- Supreme Court of the United States

Decided January 9, 1888
- Full case name: Whitney v. Robertson
- Citations: 124 U.S. 190 (more)

Holding
- A treaty and a federal statute are equivalent; if two are in conflict, the one last in time will control, provided the stipulation of the treaty on the subject is self-executing.

Court membership
- Chief Justice Morrison Waite Associate Justices Samuel F. Miller · Stephen J. Field Joseph P. Bradley · John M. Harlan Stanley Matthews · Horace Gray Samuel Blatchford

Case opinion
- Majority: Field, joined by unanimous

= Whitney v. Robertson =

Whitney v. Robertson, , was a United States Supreme Court case in which the court held that a treaty and a federal statute are equivalent; if two are in conflict, the one last in time will control, provided the stipulation of the treaty on the subject is self-executing.

==Background==

The treaty of February 8, 1867 between the United States and the Dominican Republic provided that "no higher or other duty shall be imposed on the importation into the United States of any article the growth, produce, or manufacture of the Dominican Republic, or of her fisheries, than are or shall be payable on the like articles the growth, produce, or manufacture of any other foreign country or of its fisheries." The convention of January 30, 1875, with the king of the Hawaiian Islands provided for the importation into the United States, free of duty, of various articles, the produce and manufacture of those islands, including sugars.

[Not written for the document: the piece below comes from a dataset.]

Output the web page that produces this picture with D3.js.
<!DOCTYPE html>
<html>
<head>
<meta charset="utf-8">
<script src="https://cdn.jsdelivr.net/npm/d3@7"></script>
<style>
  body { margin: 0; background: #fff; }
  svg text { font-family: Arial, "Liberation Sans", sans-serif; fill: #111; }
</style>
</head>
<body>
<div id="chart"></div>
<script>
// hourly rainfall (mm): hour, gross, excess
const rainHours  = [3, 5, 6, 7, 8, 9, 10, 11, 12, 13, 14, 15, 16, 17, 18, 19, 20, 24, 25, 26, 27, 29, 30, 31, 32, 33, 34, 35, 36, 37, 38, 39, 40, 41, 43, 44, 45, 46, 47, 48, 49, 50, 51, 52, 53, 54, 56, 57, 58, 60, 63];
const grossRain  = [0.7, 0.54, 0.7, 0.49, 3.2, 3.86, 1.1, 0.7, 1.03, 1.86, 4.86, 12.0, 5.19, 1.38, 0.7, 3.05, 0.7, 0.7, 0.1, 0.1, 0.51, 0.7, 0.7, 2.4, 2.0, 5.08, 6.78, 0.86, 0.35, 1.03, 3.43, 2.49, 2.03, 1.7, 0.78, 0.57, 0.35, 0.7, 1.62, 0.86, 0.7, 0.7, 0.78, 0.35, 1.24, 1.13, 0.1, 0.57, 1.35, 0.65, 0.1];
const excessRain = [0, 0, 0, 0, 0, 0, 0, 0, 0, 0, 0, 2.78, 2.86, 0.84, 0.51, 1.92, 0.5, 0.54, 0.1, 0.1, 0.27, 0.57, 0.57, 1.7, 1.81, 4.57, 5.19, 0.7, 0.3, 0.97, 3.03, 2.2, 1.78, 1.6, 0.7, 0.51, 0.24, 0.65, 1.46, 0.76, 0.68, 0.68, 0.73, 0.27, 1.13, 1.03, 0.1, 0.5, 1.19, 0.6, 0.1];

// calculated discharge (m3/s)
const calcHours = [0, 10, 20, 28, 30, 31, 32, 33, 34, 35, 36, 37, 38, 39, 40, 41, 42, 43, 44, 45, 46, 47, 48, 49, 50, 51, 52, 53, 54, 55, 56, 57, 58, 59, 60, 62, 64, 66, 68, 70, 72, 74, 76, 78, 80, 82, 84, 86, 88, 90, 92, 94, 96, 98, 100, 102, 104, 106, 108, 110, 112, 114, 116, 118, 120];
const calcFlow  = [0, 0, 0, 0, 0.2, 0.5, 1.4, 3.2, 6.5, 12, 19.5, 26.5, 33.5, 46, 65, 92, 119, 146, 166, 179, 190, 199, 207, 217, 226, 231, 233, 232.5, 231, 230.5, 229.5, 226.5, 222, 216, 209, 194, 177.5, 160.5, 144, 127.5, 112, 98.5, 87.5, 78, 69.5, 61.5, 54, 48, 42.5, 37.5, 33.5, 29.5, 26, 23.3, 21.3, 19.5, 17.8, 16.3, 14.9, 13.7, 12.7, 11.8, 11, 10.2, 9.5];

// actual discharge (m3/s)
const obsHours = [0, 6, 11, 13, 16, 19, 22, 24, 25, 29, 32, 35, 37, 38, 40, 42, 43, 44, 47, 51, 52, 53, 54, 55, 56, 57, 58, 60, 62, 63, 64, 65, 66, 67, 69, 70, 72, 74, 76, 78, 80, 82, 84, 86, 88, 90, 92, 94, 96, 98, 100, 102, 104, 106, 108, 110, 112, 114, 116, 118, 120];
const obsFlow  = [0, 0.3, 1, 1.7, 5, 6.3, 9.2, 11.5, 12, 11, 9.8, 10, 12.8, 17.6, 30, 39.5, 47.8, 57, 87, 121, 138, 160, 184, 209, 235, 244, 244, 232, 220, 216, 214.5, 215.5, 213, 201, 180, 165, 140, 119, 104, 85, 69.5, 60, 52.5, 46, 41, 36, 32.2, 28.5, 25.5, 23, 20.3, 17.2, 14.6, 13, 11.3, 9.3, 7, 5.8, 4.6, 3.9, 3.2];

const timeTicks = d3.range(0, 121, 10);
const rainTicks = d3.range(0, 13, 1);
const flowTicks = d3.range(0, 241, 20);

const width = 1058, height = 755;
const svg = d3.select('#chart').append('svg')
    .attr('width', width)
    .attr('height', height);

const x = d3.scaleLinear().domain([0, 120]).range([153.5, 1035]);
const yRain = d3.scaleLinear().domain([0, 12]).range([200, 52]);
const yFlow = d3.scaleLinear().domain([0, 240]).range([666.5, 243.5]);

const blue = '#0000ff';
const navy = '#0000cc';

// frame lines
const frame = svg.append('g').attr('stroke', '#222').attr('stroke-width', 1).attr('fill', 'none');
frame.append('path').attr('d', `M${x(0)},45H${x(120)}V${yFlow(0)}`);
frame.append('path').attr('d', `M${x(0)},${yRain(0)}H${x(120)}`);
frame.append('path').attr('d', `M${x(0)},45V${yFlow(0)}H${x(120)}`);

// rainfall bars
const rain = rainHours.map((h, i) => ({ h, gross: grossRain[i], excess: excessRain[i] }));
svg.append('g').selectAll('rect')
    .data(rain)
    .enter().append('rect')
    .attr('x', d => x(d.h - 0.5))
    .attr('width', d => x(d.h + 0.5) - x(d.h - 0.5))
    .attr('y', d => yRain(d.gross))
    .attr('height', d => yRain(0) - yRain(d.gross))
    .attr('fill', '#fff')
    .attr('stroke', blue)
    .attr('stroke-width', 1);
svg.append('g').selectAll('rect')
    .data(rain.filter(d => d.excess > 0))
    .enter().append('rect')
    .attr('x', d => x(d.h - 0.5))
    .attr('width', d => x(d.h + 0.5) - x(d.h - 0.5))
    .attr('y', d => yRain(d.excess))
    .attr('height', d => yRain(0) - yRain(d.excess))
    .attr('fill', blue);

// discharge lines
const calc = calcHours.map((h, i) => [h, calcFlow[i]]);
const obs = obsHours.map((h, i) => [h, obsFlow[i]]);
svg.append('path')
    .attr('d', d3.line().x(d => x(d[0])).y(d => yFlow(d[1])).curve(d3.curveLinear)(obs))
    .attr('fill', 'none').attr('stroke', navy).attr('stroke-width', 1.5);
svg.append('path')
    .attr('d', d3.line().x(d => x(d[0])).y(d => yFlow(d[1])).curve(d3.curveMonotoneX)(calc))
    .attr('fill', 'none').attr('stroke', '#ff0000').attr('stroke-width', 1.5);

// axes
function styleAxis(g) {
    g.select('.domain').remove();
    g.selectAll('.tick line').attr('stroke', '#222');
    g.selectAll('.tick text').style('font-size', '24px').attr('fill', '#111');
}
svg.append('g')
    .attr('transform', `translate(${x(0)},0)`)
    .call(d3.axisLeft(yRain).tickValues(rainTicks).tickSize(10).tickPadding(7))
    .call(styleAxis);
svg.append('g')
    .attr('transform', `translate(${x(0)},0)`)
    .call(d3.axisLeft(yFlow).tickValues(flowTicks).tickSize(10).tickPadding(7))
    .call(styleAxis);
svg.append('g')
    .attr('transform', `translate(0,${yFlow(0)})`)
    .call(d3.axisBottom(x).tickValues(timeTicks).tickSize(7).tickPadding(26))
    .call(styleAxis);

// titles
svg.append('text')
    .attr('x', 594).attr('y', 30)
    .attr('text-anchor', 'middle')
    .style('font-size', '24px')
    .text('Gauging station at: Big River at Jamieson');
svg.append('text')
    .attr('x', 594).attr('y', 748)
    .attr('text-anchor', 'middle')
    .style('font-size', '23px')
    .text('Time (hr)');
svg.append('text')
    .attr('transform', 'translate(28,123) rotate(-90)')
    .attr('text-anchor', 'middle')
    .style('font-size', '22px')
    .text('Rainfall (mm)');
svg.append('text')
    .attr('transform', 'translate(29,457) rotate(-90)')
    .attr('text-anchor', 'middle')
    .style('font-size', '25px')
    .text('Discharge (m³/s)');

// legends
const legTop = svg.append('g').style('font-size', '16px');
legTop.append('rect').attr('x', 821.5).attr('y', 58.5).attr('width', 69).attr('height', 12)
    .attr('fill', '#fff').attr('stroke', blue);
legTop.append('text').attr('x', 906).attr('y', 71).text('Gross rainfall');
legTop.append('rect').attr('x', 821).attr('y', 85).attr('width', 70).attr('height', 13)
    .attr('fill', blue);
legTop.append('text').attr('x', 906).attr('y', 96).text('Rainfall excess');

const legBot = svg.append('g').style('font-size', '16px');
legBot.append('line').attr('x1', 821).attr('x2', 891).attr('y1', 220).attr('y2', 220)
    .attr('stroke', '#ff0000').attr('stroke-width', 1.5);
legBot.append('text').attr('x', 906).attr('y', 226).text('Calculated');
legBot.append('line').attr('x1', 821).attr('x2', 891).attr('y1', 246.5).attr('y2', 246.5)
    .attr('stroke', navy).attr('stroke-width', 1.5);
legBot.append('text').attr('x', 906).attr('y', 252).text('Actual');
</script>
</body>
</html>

Merchants claimed in court that the agreement with Dominican Republic required goods from that country to be duty-free as soon as the United States entered into a duty-free agreement with the Hawaiian Kingdom.

==Opinion of the court==

The Supreme Court issued an opinion on January 9, 1888. The court held that the subsequent duty-free agreement with the Hawaiian Kingdom did not render imports from the Dominican Republic duty-free. The court noted that the case was similar to Bartram v. Robertson, 122 U. S. 116.